Neuropsychological development in a child with early-treated congenital hypothyroidism as compared with her unaffected identical twin

in European Journal of Endocrinology
Restricted access

USD  $0.00
USD  $0.00

USD  $0.00
USD  $0.00

Abstract

Objective: Neonatal screening for congenital hypothyroidism (CH) prevents the serious neuropsychological features of CH, but the question remains whether intelligence and motor skills of CH children treated early are completely normal.

Design: In this report we describe the rare case of two genetically identical twins, only one of whom was affected by CH due to thyroid agenesis. L-Thyroxine (9 μg/kg body weight/day) therapy was initiated at 27 days of age and was adequate throughout the follow-up.

Methods: Neuropsychological evaluation was performed on the twins in parallel from 3 months to 8 years of age.

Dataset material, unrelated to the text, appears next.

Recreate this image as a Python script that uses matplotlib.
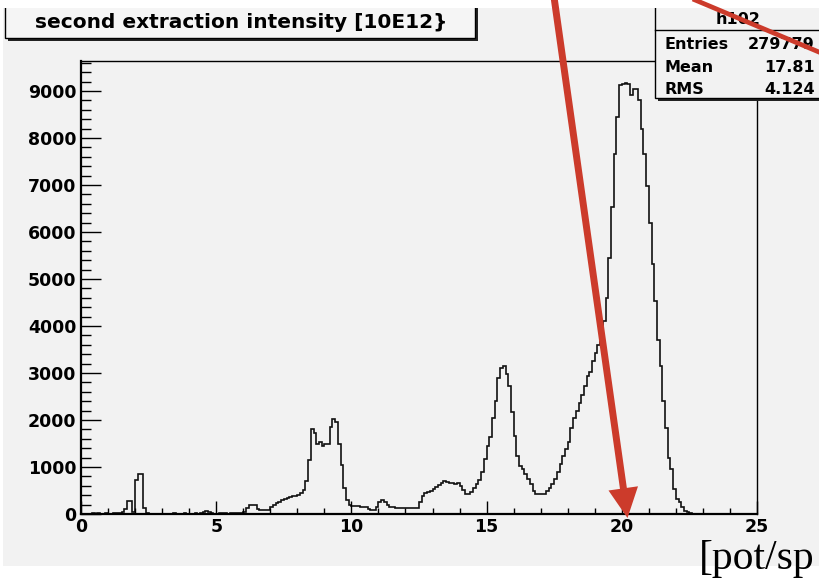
import numpy as np
import matplotlib
matplotlib.use('Agg')
import matplotlib.pyplot as plt
from matplotlib.patches import Rectangle, Polygon
from matplotlib.lines import Line2D
from matplotlib.transforms import Affine2D
from matplotlib.ticker import MultipleLocator

# ---------------- data (bin width 0.1, range 0..25) ----------------
counts_00_05 = [5, 8, 10, 6, 12, 8, 15, 10, 8, 12,
                10, 8, 12, 15, 20, 35, 110, 270, 280, 40,
                720, 860, 860, 120, 20, 10, 8, 6, 10, 8,
                10, 8, 6, 10, 12, 8, 10, 8, 12, 10,
                8, 10, 12, 10, 15, 40, 60, 50, 12, 10]
counts_05_10 = [10, 12, 15, 12, 10, 15, 18, 15, 12, 20,
                40, 130, 190, 200, 190, 100, 90, 90, 90, 90,
                150, 190, 230, 260, 290, 320, 350, 370, 390, 390,
                410, 450, 520, 700, 1150, 1800, 1730, 1500, 1540, 1450,
                1480, 1480, 1850, 2020, 1950, 1500, 1040, 560, 300, 190]
counts_10_15 = [180, 170, 160, 150, 145, 140, 100, 90, 90, 140,
                250, 290, 260, 190, 145, 150, 130, 130, 135, 130,
                130, 130, 125, 130, 130, 250, 390, 440, 470, 500,
                540, 580, 620, 660, 700, 690, 650, 670, 640, 650,
                600, 520, 430, 420, 470, 550, 640, 720, 890, 1180]
counts_15_20 = [1440, 1640, 2050, 2400, 2900, 3110, 3160, 2970, 2720, 2160,
                1650, 1230, 1020, 950, 850, 740, 640, 490, 420, 420,
                420, 420, 490, 550, 640, 740, 890, 1060, 1235, 1380,
                1530, 1840, 2050, 2190, 2370, 2540, 2720, 2930, 3015, 3250,
                3430, 3600, 3810, 4100, 4600, 5440, 6530, 7670, 8450, 9130]
counts_20_25 = [9150, 9180, 9150, 8920, 9040, 9040, 8810, 8200, 7670, 6970,
                6190, 5320, 4540, 3700, 3140, 2400, 1840, 1200, 950, 530,
                320, 250, 150, 70, 40, 20, 10, 5, 3, 0,
                0, 0, 0, 0, 0, 0, 0, 0, 0, 0,
                0, 0, 0, 0, 0, 0, 0, 0, 0, 0]
counts = counts_00_05 + counts_05_10 + counts_10_15 + counts_15_20 + counts_20_25
x_range = (0, 25)
n_bins = len(counts)

title_text = "second extraction intensity [10E12}"
stats_name = "h102"
stats_labels = ["Entries", "Mean", "RMS"]
stats_values = ["279779", "17.81", "4.124"]
unit_text = "[pot/sp"

# ---------------- figure ----------------
plt.rcParams['font.family'] = ['DejaVu Sans']
plt.rcParams['font.weight'] = 'bold'

W, H = 820, 584
fig = plt.figure(figsize=(W / 100, H / 100), dpi=100)
fig.patch.set_facecolor('white')
tr = Affine2D().scale(1.0 / W, -1.0 / H).translate(0, 1) + fig.transFigure

GRAY = '#f2f2f2'
RED = '#cc3b2b'

# canvas
fig.add_artist(Rectangle((3, 8), W, 558, transform=tr, facecolor=GRAY,
                         edgecolor='none', zorder=-5))

ax = fig.add_axes([81 / W, 1 - 514 / H, (757 - 81) / W, (514 - 61) / H])
ax.set_facecolor(GRAY)
edges = np.linspace(x_range[0], x_range[1], n_bins + 1)
ax.stairs(counts, edges, color='#111111', linewidth=1.2)
ax.set_xlim(*x_range)
ax.set_ylim(0, 9640)

ax.xaxis.set_major_locator(MultipleLocator(5))
ax.xaxis.set_minor_locator(MultipleLocator(1))
ax.yaxis.set_major_locator(MultipleLocator(1000))
ax.yaxis.set_minor_locator(MultipleLocator(200))
ax.tick_params(axis='x', which='major', direction='in', length=9.4, width=1.0,
               pad=3, labelsize=12.5, top=False)
ax.tick_params(axis='x', which='minor', direction='in', length=4.3, width=1.0, top=False)
ax.tick_params(axis='y', which='major', direction='in', length=14.4, width=1.0,
               pad=3.5, labelsize=12.5, right=False)
ax.tick_params(axis='y', which='minor', direction='in', length=7.2, width=1.0, right=False)
for lab in ax.get_xticklabels() + ax.get_yticklabels():
    lab.set_fontweight('bold')
ax.spines['left'].set_linewidth(1.6)
ax.spines['bottom'].set_linewidth(1.6)
ax.spines['top'].set_linewidth(1.0)
ax.spines['right'].set_linewidth(1.0)

# title box with shadow
fig.add_artist(Rectangle((8, 0), 470, 41, transform=tr, facecolor='#222222',
                         edgecolor='none', zorder=3))
fig.add_artist(Rectangle((5, 0), 470, 38, transform=tr, facecolor='#f5f5f5',
                         edgecolor='black', linewidth=1.0, zorder=3.1))
fig.text(241 / W, 1 - 23 / H, title_text, fontsize=14.5, fontweight='bold',
         ha='center', va='center', zorder=3.2)

# stats box with shadow
fig.add_artist(Rectangle((658, 0), 200, 101, transform=tr, facecolor='#222222',
                         edgecolor='none', zorder=3))
fig.add_artist(Rectangle((655, 0), 200, 98, transform=tr, facecolor=GRAY,
                         edgecolor='black', linewidth=1.0, zorder=3.1))
fig.add_artist(Line2D([655, 830], [30, 30], transform=tr, color='black',
                      linewidth=1.0, zorder=3.2))
fig.text(738 / W, 1 - 20 / H, stats_name, fontsize=11.5, fontweight='bold',
         ha='center', va='center', zorder=3.3)
for i, (lab, val) in enumerate(zip(stats_labels, stats_values)):
    yb = [49, 72, 94][i]
    fig.text(664 / W, 1 - yb / H, lab, fontsize=11.5, fontweight='bold',
             ha='left', va='baseline', zorder=3.3)
    fig.text(815 / W, 1 - yb / H, val, fontsize=11.5, fontweight='bold',
             ha='right', va='baseline', zorder=3.3)

# white strip at the top
fig.add_artist(Rectangle((0, -2), W, 10, transform=tr, facecolor='white',
                         edgecolor='none', zorder=5))

# red annotation arrows
fig.add_artist(Line2D([554.0, 623.5], [-3, 489], transform=tr, color=RED,
                      linewidth=5.0, solid_capstyle='butt', zorder=10))
fig.add_artist(Polygon([(608.5, 490.5), (638.0, 486.3), (627.5, 518)], closed=True,
                       transform=tr, facecolor=RED, edgecolor='none', zorder=10))
fig.add_artist(Line2D([688, 826], [-3, 55], transform=tr, color=RED,
                      linewidth=3.4, solid_capstyle='butt', zorder=10))

# unit label bottom right
fig.text(699 / W, 1 - 569 / H, unit_text, fontsize=30, fontweight='normal',
         family=['Liberation Serif', 'DejaVu Serif'], ha='left', va='baseline',
         zorder=6)

fig.savefig('out.png', dpi=100, facecolor='white')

Results: The CH twin (NB) did not show major neuromotor impairments but, compared with the unaffected twin (EB), she had a slight delay in postural/motor achievements and in language development that completely disappeared at 8 years of age. On standardised tests of intelligence, NB was indistinguishable from control children but, compared with her twin, she had lower IQ scores in most testing occasions up to 7 years of age (NB = 108 vs EB = 115). School achievements of NB did not significantly differ from those of her classmates but, compared with her twin, she scored worse in writing, mechanical reading, verbal memory, and possibly in arithmetic.

Conclusions: Because the twins were genetically and phenotypically identical, were raised in the same environment, and received a similar education, it is concluded that hypothyroidism in utero and in the first neonatal month was responsible for the lower neuropsychological achievements of the CH twin. While foetal hypothyroidism is at present unavoidable, earlier diagnosis and initiation of treatment in neonates with CH are important and highly recommended.